Edited by Anna Grear and Louis J. Kotzé
Chapter 20: Protecting the human rights of climate displaced persons: the promise and limits of the United Nations Framework Convention on Climate Change
This Chapter confronts the definitional controversy that has endured for three decades over precisely how to define people who are displaced by climate change. Are they to be ‘refugees’, ‘migrants’ or ‘displaced persons’ and do these people need to be displaced internally or across borders, and should their displacement be voluntary or forced? The answer is not simply semantic, for depending on the definition adopted, authors propose the application of different international law instruments in order to protect the human rights of those in question. There is even some suggestion that definitions have been adopted in order to pursue explicitly political agendas. The author of the present Chapter, relying on a thorough literature review and on recently emerging empirical evidence, prefers the term ‘climate displaced persons’, which can apply to those displaced internally and across borders whether voluntarily or by force, including by the force of disasters. This choice reflects the best current evidence, which suggests that people are generally displaced internally by climate extremes and disasters and that, even if they have been displaced across borders, they will want to return ‘home’ once the danger has passed.
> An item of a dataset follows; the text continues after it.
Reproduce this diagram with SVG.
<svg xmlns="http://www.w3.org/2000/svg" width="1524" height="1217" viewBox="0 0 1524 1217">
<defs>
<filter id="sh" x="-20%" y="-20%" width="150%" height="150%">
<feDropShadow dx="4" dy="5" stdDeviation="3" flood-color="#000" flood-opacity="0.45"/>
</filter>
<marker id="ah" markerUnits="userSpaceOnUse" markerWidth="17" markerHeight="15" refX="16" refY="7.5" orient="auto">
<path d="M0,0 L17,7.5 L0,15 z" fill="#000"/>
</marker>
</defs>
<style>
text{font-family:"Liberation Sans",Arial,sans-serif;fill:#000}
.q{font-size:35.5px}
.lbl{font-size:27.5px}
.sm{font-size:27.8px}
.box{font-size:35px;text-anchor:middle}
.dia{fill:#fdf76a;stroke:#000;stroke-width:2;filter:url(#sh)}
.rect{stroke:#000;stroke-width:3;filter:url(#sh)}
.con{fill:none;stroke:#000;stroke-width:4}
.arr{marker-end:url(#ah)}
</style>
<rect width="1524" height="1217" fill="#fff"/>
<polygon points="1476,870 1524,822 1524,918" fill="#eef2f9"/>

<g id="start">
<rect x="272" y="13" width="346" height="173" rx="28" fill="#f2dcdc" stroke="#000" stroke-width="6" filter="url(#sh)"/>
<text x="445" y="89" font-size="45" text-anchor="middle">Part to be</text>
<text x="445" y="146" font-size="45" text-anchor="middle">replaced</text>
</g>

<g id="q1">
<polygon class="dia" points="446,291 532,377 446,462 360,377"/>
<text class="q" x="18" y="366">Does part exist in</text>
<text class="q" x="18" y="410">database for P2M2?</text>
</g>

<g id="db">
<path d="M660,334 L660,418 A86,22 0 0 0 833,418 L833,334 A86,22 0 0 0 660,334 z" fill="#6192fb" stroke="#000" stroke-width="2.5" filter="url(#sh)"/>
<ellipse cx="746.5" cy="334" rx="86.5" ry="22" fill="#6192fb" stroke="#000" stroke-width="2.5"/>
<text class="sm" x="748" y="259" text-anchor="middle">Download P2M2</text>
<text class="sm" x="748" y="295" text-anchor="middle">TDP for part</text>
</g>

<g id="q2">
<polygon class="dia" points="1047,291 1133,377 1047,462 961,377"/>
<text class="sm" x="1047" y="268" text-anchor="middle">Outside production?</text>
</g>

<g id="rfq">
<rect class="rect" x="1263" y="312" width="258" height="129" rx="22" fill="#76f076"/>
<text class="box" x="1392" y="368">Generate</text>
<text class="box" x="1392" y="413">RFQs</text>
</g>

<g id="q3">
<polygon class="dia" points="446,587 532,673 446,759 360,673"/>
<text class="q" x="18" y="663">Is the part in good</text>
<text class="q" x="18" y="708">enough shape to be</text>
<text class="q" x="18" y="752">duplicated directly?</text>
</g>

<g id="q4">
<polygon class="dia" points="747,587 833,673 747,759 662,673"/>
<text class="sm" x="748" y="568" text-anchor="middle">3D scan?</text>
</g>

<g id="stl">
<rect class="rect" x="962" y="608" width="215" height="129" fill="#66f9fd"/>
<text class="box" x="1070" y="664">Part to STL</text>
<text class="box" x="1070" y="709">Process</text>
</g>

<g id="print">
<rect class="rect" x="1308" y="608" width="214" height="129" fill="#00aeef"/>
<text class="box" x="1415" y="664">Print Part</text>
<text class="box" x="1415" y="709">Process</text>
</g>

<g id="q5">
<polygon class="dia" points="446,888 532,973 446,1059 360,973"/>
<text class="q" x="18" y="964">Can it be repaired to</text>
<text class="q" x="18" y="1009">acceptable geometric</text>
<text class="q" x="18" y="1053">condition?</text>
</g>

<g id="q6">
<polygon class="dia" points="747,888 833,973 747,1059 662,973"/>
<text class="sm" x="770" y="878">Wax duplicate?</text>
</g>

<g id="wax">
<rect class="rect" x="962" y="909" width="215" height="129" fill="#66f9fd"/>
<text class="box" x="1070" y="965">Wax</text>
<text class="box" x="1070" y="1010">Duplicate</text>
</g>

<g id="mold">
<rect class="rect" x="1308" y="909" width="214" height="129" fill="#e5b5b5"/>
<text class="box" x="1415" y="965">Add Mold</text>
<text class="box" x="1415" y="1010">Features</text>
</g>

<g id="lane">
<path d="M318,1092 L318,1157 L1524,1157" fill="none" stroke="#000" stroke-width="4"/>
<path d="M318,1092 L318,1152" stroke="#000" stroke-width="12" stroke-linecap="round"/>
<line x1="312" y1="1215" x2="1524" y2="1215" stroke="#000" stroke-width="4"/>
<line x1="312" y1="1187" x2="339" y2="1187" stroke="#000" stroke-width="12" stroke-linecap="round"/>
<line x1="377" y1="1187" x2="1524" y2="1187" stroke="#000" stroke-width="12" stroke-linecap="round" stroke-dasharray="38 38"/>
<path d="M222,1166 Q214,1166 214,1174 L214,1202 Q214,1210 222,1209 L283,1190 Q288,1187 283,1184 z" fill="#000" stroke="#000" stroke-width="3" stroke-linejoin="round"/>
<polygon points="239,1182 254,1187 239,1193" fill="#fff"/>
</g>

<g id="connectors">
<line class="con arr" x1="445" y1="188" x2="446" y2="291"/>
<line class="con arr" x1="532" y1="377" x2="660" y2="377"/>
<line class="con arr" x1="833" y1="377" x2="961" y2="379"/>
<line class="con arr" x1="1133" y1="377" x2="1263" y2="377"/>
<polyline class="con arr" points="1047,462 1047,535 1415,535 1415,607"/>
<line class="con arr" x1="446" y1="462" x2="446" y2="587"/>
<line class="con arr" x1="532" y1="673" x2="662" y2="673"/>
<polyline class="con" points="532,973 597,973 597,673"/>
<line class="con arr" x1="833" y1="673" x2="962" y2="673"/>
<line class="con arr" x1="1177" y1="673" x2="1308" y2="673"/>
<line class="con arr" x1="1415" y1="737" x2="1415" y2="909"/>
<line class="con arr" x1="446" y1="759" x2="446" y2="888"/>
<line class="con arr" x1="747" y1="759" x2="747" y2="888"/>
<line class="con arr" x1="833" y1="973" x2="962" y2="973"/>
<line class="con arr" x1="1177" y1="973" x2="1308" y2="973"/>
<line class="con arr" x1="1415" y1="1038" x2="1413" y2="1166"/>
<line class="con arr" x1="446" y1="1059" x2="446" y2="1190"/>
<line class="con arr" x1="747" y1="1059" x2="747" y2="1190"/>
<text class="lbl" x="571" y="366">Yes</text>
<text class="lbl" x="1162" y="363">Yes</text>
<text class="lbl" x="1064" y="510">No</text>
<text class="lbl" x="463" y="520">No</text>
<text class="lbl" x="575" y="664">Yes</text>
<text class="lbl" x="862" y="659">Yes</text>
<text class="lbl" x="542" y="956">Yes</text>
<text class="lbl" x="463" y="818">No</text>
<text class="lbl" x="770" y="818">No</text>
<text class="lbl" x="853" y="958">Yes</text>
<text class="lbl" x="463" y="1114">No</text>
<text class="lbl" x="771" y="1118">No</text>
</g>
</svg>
Accordingly, the terms ‘refugees’ or ‘migrants’ are less accurate as reflections of the situation of climate displaced persons and the patterns of their movement. The author proposes that climate displaced persons should be formally recognized and protected under the United Nations Framework Convention on Climate Change (UNFCCC), as is already beginning to occur. The author argues, however, that while the existing institutions of the UNFCCC can be invoked to satisfy most of the concerns raised, there needs to be continuing convergence between various international law instruments and institutions in order to move beyond the ‘path dependency’ or ‘path exclusivity’ that has existed to date. Finally, the author is cognizant of the fact that even the finest international legal instruments can fail to achieve their goals and that in the case of climate displaced persons there is a great risk of failure unless the international community ensures that sufficient funds are made available for adaptation and for the Warsaw Loss and Damage Mechanism.